Днем, а часто и ночью, я оставлял их вдвоем, уходя работать в редакцию.
Ашот, по моему распоряжению, ни на минуту не оставлял Есенина, даже если тот уходил в город, а вечером рассказывал мне – что произошло за день.
Сергей постоянно повторял, что лучшего товарища ему не нужно и что он первый раз видит такого неутомимого певуна, вечно занятого каким-нибудь делом – то мастерит свистульку из катушки для ниток, то клеит змея, то из старого ножа делает кинжал.
Ашот, как всякий тифлисский мальчишка, говорил на трех языках и поэтому был очень полезен во время прогулок по городу, так как Есенин часто затевал разговоры с прохожими.
Через полмесяца вернулась жена и взяла хозяйство в свои руки. Мы зажили вчетвером. У Ашота дома была огромная семья. Мы устроили его у себя, и он спал на балконе.
Есенин довольно часто уходил вместе со мной в редакцию, где скоро стал своим человеком. Все полюбили его за простоту, спокойную веселость и незлобивое остроумие.
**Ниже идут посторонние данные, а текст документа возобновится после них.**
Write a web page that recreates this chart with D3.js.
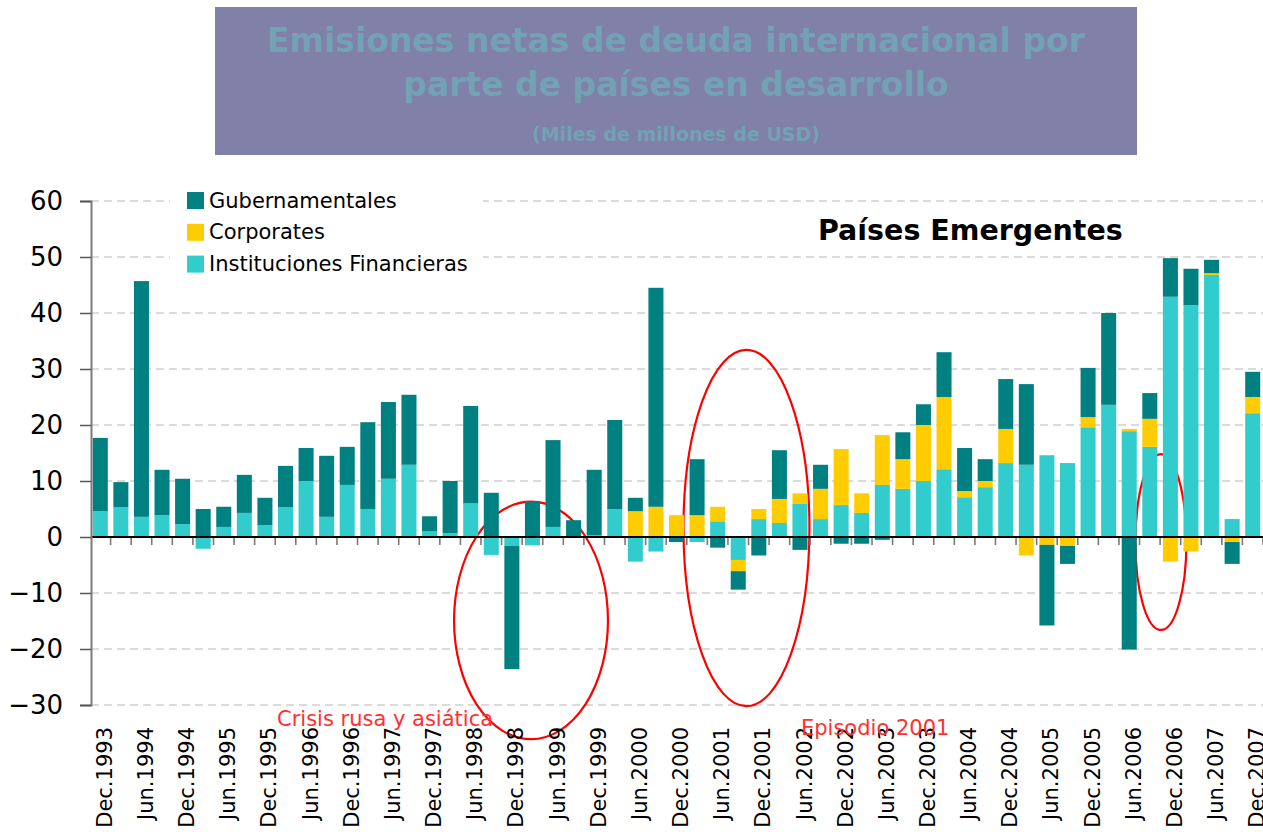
<!DOCTYPE html>
<html>
<head>
<meta charset="utf-8">
<script src="https://cdn.jsdelivr.net/npm/d3@7"></script>
<style>
body { margin: 0; background: #fff; }
svg { display: block; font-family: "DejaVu Sans", Verdana, sans-serif; }
</style>
</head>
<body>
<div id="chart"></div>
<script>
// quarters, Dec.1993 .. Dec.2007
var quarters = ["Dec.1993","Mar.1994","Jun.1994","Sep.1994","Dec.1994","Mar.1995","Jun.1995","Sep.1995",
  "Dec.1995","Mar.1996","Jun.1996","Sep.1996","Dec.1996","Mar.1997","Jun.1997","Sep.1997","Dec.1997",
  "Mar.1998","Jun.1998","Sep.1998","Dec.1998","Mar.1999","Jun.1999","Sep.1999","Dec.1999","Mar.2000",
  "Jun.2000","Sep.2000","Dec.2000","Mar.2001","Jun.2001","Sep.2001","Dec.2001","Mar.2002","Jun.2002",
  "Sep.2002","Dec.2002","Mar.2003","Jun.2003","Sep.2003","Dec.2003","Mar.2004","Jun.2004","Sep.2004",
  "Dec.2004","Mar.2005","Jun.2005","Sep.2005","Dec.2005","Mar.2006","Jun.2006","Sep.2006","Dec.2006",
  "Mar.2007","Jun.2007","Sep.2007","Dec.2007"]

var financieras = [4.6,5.3,3.6,3.9,2.3,-2.1,1.8,4.3,2.1,5.3,10.0,3.6,9.3,5.0,10.4,12.9,1.0,0.7,6.0,-3.2,
  -1.6,-1.5,1.8,0,0.3,5.0,-4.4,-2.6,0,-0.9,2.8,-4.1,3.2,2.5,6.0,3.2,5.7,4.3,9.3,8.6,10.0,12.1,7.1,8.9,
  13.2,12.9,14.6,13.2,19.6,23.6,18.9,16.1,42.9,41.4,46.8,3.2,22.1]
var corporates = [0,0,0,0,0,0,0,0,0,0,0,0,0,0,0,0,0,0,0,0,
  0,0,0,0,0,0,4.6,5.4,3.9,3.9,2.6,-2.0,1.8,4.3,1.8,5.4,10.0,3.5,8.9,5.3,10.0,12.9,1.1,1.1,
  6.1,-3.3,-1.4,-1.6,1.8,0,0.4,5.0,-4.4,-2.6,0.3,-0.9,2.9]
var gubernamentales = [13.1,4.5,42.1,8.1,8.1,5.0,3.6,6.8,4.9,7.4,5.9,10.9,6.8,15.5,13.7,12.5,2.7,9.3,17.4,7.9,
  -22.0,6.4,15.5,3.0,11.7,15.9,2.4,39.1,-0.9,10.0,-1.9,-3.3,-3.3,8.7,-2.3,4.3,-1.2,-1.2,-0.5,4.8,3.7,8.0,7.7,3.9,
  8.9,14.4,-14.4,-3.2,8.8,16.4,-20.1,4.6,6.9,6.5,2.4,-3.9,4.5]

var yTicks = [-30,-20,-10,0,10,20,30,40,50,60]
var legendNames = ["Gubernamentales","Corporates","Instituciones Financieras"]
var legendKeys = ["gub","corp","fin"]
var colors = {gub: "#008080", corp: "#ffcc00", fin: "#33cccc"}

// annotation ellipses: centre (fractional quarter index, value), radii (quarters, value units)
var circles = [
  {i: 20.93, v: -14.9, ri: 3.74, rv: 21.2},
  {i: 31.4, v: 1.6, ri: 3.06, rv: 31.8},
  {i: 51.54, v: -0.9, ri: 1.24, rv: 15.7}
]

var W = 1263, H = 832
var svg = d3.select('#chart').append('svg').attr('width', W).attr('height', H)

var x = d3.scaleBand().domain(quarters).range([90, 1263]).paddingInner(0.27).paddingOuter(0.135)
var y = d3.scaleLinear().domain([-30, 60]).range([705, 201])
var xAt = function (fi) { return x.range()[0] + x.step() * (fi + 0.5) }

var rows = quarters.map(function (q, i) {
  return {q: q, fin: financieras[i], corp: corporates[i], gub: gubernamentales[i]}
})
var stacked = d3.stack().keys(["fin", "corp", "gub"]).offset(d3.stackOffsetDiverging)(rows)

// title box
svg.append('rect').attr('x', 215).attr('y', 7).attr('width', 922).attr('height', 148).attr('fill', '#8080a8')
var tcol = '#72a2b4'
svg.append('text').attr('x', 676).attr('y', 52).attr('text-anchor', 'middle').attr('font-weight', 'bold')
  .attr('font-size', 33).attr('fill', tcol).text('Emisiones netas de deuda internacional por')
svg.append('text').attr('x', 676).attr('y', 96).attr('text-anchor', 'middle').attr('font-weight', 'bold')
  .attr('font-size', 33).attr('fill', tcol).text('parte de países en desarrollo')
svg.append('text').attr('x', 676).attr('y', 141).attr('text-anchor', 'middle').attr('font-weight', 'bold')
  .attr('font-size', 19).attr('fill', tcol).text('(Miles de millones de USD)')

// gridlines
svg.append('g').selectAll('line').data(yTicks.filter(function (d) { return d != 0 })).join('line')
  .attr('x1', 91).attr('x2', 1263).attr('y1', function (d) { return y(d) }).attr('y2', function (d) { return y(d) })
  .attr('stroke', '#cfcfcf').attr('stroke-width', 1.5).attr('stroke-dasharray', '8,5')

// ellipses sit behind the bars
svg.append('g').selectAll('ellipse').data(circles).join('ellipse')
  .attr('cx', function (d) { return xAt(d.i) })
  .attr('cy', function (d) { return y(d.v) })
  .attr('rx', function (d) { return d.ri * x.step() })
  .attr('ry', function (d) { return y(0) - y(d.rv) })
  .attr('fill', 'none').attr('stroke', '#ff0000').attr('stroke-width', 2.2)

// bars
svg.append('g').selectAll('g').data(stacked).join('g')
  .attr('fill', function (s) { return colors[s.key] })
  .selectAll('rect').data(function (s) { return s }).join('rect')
  .attr('x', function (d) { return x(d.data.q) })
  .attr('width', x.bandwidth())
  .attr('y', function (d) { return y(Math.max(d[0], d[1])) })
  .attr('height', function (d) { return Math.abs(y(d[0]) - y(d[1])) })

// category ticks on the zero line
var bounds = quarters.map(function (q) { return x(q) + x.bandwidth() + x.step() * x.paddingInner() / 2 })
svg.append('g').selectAll('line').data(bounds).join('line')
  .attr('x1', function (d) { return d }).attr('x2', function (d) { return d })
  .attr('y1', y(0)).attr('y2', y(0) + 8)
  .attr('stroke', '#7a7a7a').attr('stroke-width', 1.6)

svg.append('line').attr('x1', 91).attr('x2', 1263).attr('y1', y(0)).attr('y2', y(0))
  .attr('stroke', '#000').attr('stroke-width', 2)

// y axis
var yAxis = svg.append('g').attr('transform', 'translate(91,0)')
  .call(d3.axisLeft(y).tickValues(yTicks).tickSize(11).tickPadding(17).tickFormat(d3.format('d')))
yAxis.select('.domain').attr('stroke', '#7a7a7a').attr('stroke-width', 2)
yAxis.selectAll('.tick line').attr('stroke', '#555').attr('stroke-width', 1.5)
yAxis.selectAll('.tick text').attr('font-size', 26).attr('font-family', '"DejaVu Sans", Verdana, sans-serif')
  .attr('fill', '#000')

// rotated category labels, every second quarter
svg.append('g').selectAll('text').data(quarters.filter(function (q, i) { return i % 2 == 0 })).join('text')
  .attr('transform', function (q) { return 'translate(' + (x(q) + x.bandwidth() / 2) + ',727) rotate(-90)' })
  .attr('text-anchor', 'end').attr('dy', '0.55em').attr('font-size', 21).attr('fill', '#000')
  .text(function (q) { return q })

// legend
svg.append('rect').attr('x', 170).attr('y', 182).attr('width', 313).attr('height', 100).attr('fill', '#fff')
var leg = svg.append('g').selectAll('g').data(legendKeys).join('g')
  .attr('transform', function (k, i) { return 'translate(187,' + (192 + i * 31.8) + ')' })
leg.append('rect').attr('width', 17).attr('height', 17).attr('fill', function (k) { return colors[k] })
leg.append('text').attr('x', 22).attr('y', 15.5).attr('font-size', 21).attr('fill', '#000')
  .text(function (k, i) { return legendNames[i] })

svg.append('text').attr('x', 818).attr('y', 240).attr('font-weight', 'bold').attr('font-size', 28.5)
  .attr('fill', '#000').text('Países Emergentes')

// annotations
svg.append('text').attr('x', 277).attr('y', 726).attr('font-size', 21).attr('fill', '#ff3030')
  .text('Crisis rusa y asiática')
svg.append('text').attr('x', 801).attr('y', 735).attr('font-size', 21).attr('fill', '#ff3030')
  .text('Episodio 2001')
</script>
</body>
</html>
Конечно, кое-кому хотелось глубже покопаться в душе поэта, но он каждый раз вежливо отводил такого рода попытки.
Редакционные работники подобрались у нас хорошие. Однажды Есенин написал про них шуточное стихотворение "Заря Востока"; читая его, я всегда вспоминаю тифлисскую жизнь, веселую и ладную редакционную работу, когда мы дружным коллективом пускались на всякие газетные выдумки, привлекая к этому талантливых авторов и стремясь, чтобы печатный орган Закавказской федерации был не хуже столичных газет. ‹…›
Однажды, часа в два ночи, когда я дежурил в типографии, мне сообщили, что в "проходной" сидит какой-то молодой человек в шляпе, хочет меня видеть.
Я велел пропустить.
В дверях показался Есенин.
Войдя в наборный цех, он начал как-то странно поводить носом, и на лице у него появилась довольная улыбка. А взгляд любовно скользил по наборным кассам, по печатным станкам, по талеру, на котором уже заканчивалась верстка очередной полосы газеты.
Вскоре я убедился, что Есенин довольно хорошо разбирается в типографском деле. Однако на мой вопрос – откуда у него такие знания – он ответил как-то невнятно.
Только впоследствии я узнал, что в молодые годы Сергей работал в одной из больших московских типографий.